• GIVEN INFORMATION
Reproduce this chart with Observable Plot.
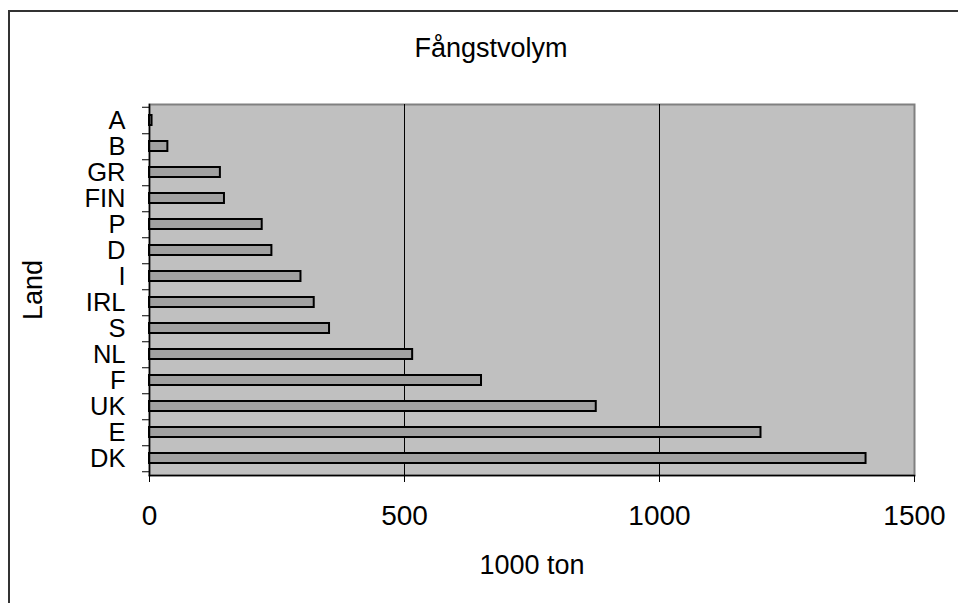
<!DOCTYPE html>
<html>
<head>
<meta charset="utf-8">
<script src="https://cdn.jsdelivr.net/npm/d3@7"></script>
<script src="https://cdn.jsdelivr.net/npm/@observablehq/plot@0.6"></script>
<style>
  html, body { margin: 0; padding: 0; background: #fff; overflow: hidden; }
  #wrap { position: relative; width: 958px; height: 603px; overflow: hidden; }
  #border { position: absolute; left: 8px; top: 10px; width: 980px; height: 620px; border: 2px solid #333; box-sizing: border-box; pointer-events: none; }
</style>
</head>
<body>
<div id="wrap"><div id="border"></div></div>
<script>
const countries = ["A", "B", "GR", "FIN", "P", "D", "I", "IRL", "S", "NL", "F", "UK", "E", "DK"];
const values = [5, 36, 139, 147, 221, 240, 297, 323, 353, 516, 651, 876, 1199, 1405];
const xTicks = [0, 500, 1000, 1500];
const title = "Fångstvolym";
const xLabel = "1000 ton";
const yLabel = "Land";

const data = countries.map((c, i) => ({country: c, value: values[i]}));

const W = 958, H = 603, mL = 149, mR = 44, mT = 104, mB = 128;
const step = (H - mT - mB) / countries.length;
const tickLenUnits = 7 * 1500 / (W - mL - mR);

const chart = Plot.plot({
  width: W,
  height: H,
  marginLeft: mL,
  marginRight: mR,
  marginTop: mT,
  marginBottom: mB,
  style: {fontFamily: "'Liberation Sans', Arial, sans-serif", background: "transparent", overflow: "visible"},
  x: {domain: [0, 1500]},
  y: {domain: countries, paddingInner: 0.6, paddingOuter: 0.3},
  marks: [
    Plot.frame({fill: "#c0c0c0", stroke: "#808080", strokeWidth: 2}),
    Plot.ruleX([500, 1000], {stroke: "#000", strokeWidth: 1}),
    Plot.barX(data, {x: "value", y: "country", fill: "#a0a0a0", stroke: "#000", strokeWidth: 2}),
    Plot.frame({anchor: "left", stroke: "#000", strokeWidth: 1.5}),
    Plot.frame({anchor: "bottom", stroke: "#000", strokeWidth: 1.5}),
    Plot.ruleY(countries, {y: d => d, x1: -tickLenUnits, x2: 0, dy: step / 2, stroke: "#000", strokeWidth: 1}),
    Plot.ruleY([countries[0]], {y: d => d, x1: -tickLenUnits, x2: 0, dy: -step / 2, stroke: "#000", strokeWidth: 1}),
    Plot.axisY({tickSize: 0, tickPadding: 24, fontSize: 25.5, label: null, fill: "#000"}),
    Plot.axisX({ticks: xTicks, tickSize: 7, tickPadding: 23, fontSize: 28, label: null, tickFormat: d => String(d), stroke: "#000", fill: "#000"}),
    Plot.text([xLabel], {text: d => d, frameAnchor: "bottom", dy: 90, fontSize: 27, lineAnchor: "middle", textAnchor: "middle", fill: "#000"}),
    Plot.text([yLabel], {text: d => d, frameAnchor: "left", dx: -116, dy: 0, rotate: -90, fontSize: 27, lineAnchor: "middle", textAnchor: "middle", fill: "#000"}),
    Plot.text([title], {text: d => d, frameAnchor: "top", dx: -41, dy: -56, fontSize: 27, lineAnchor: "middle", textAnchor: "middle", fill: "#000"})
  ]
});
chart.style.position = "absolute";
chart.style.left = "0";
chart.style.top = "0";
document.getElementById("wrap").prepend(chart);
</script>
</body>
</html>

• WHAT THE TASK ASKS
All the lines above are to be given again exactly as they read, with the pictures removed.

• EXERCISE OUTPUT
Reproduce this chart with Observable Plot.
<!DOCTYPE html>
<html>
<head>
<meta charset="utf-8">
<script src="https://cdn.jsdelivr.net/npm/d3@7"></script>
<script src="https://cdn.jsdelivr.net/npm/@observablehq/plot@0.6"></script>
<style>
  html, body { margin: 0; padding: 0; background: #fff; overflow: hidden; }
  #wrap { position: relative; width: 958px; height: 603px; overflow: hidden; }
  #border { position: absolute; left: 8px; top: 10px; width: 980px; height: 620px; border: 2px solid #333; box-sizing: border-box; pointer-events: none; }
</style>
</head>
<body>
<div id="wrap"><div id="border"></div></div>
<script>
const countries = ["A", "B", "GR", "FIN", "P", "D", "I", "IRL", "S", "NL", "F", "UK", "E", "DK"];
const values = [5, 36, 139, 147, 221, 240, 297, 323, 353, 516, 651, 876, 1199, 1405];
const xTicks = [0, 500, 1000, 1500];
const title = "Fångstvolym";
const xLabel = "1000 ton";
const yLabel = "Land";

const data = countries.map((c, i) => ({country: c, value: values[i]}));

const W = 958, H = 603, mL = 149, mR = 44, mT = 104, mB = 128;
const step = (H - mT - mB) / countries.length;
const tickLenUnits = 7 * 1500 / (W - mL - mR);

const chart = Plot.plot({
  width: W,
  height: H,
  marginLeft: mL,
  marginRight: mR,
  marginTop: mT,
  marginBottom: mB,
  style: {fontFamily: "'Liberation Sans', Arial, sans-serif", background: "transparent", overflow: "visible"},
  x: {domain: [0, 1500]},
  y: {domain: countries, paddingInner: 0.6, paddingOuter: 0.3},
  marks: [
    Plot.frame({fill: "#c0c0c0", stroke: "#808080", strokeWidth: 2}),
    Plot.ruleX([500, 1000], {stroke: "#000", strokeWidth: 1}),
    Plot.barX(data, {x: "value", y: "country", fill: "#a0a0a0", stroke: "#000", strokeWidth: 2}),
    Plot.frame({anchor: "left", stroke: "#000", strokeWidth: 1.5}),
    Plot.frame({anchor: "bottom", stroke: "#000", strokeWidth: 1.5}),
    Plot.ruleY(countries, {y: d => d, x1: -tickLenUnits, x2: 0, dy: step / 2, stroke: "#000", strokeWidth: 1}),
    Plot.ruleY([countries[0]], {y: d => d, x1: -tickLenUnits, x2: 0, dy: -step / 2, stroke: "#000", strokeWidth: 1}),
    Plot.axisY({tickSize: 0, tickPadding: 24, fontSize: 25.5, label: null, fill: "#000"}),
    Plot.axisX({ticks: xTicks, tickSize: 7, tickPadding: 23, fontSize: 28, label: null, tickFormat: d => String(d), stroke: "#000", fill: "#000"}),
    Plot.text([xLabel], {text: d => d, frameAnchor: "bottom", dy: 90, fontSize: 27, lineAnchor: "middle", textAnchor: "middle", fill: "#000"}),
    Plot.text([yLabel], {text: d => d, frameAnchor: "left", dx: -116, dy: 0, rotate: -90, fontSize: 27, lineAnchor: "middle", textAnchor: "middle", fill: "#000"}),
    Plot.text([title], {text: d => d, frameAnchor: "top", dx: -41, dy: -56, fontSize: 27, lineAnchor: "middle", textAnchor: "middle", fill: "#000"})
  ]
});
chart.style.position = "absolute";
chart.style.left = "0";
chart.style.top = "0";
document.getElementById("wrap").prepend(chart);
</script>
</body>
</html>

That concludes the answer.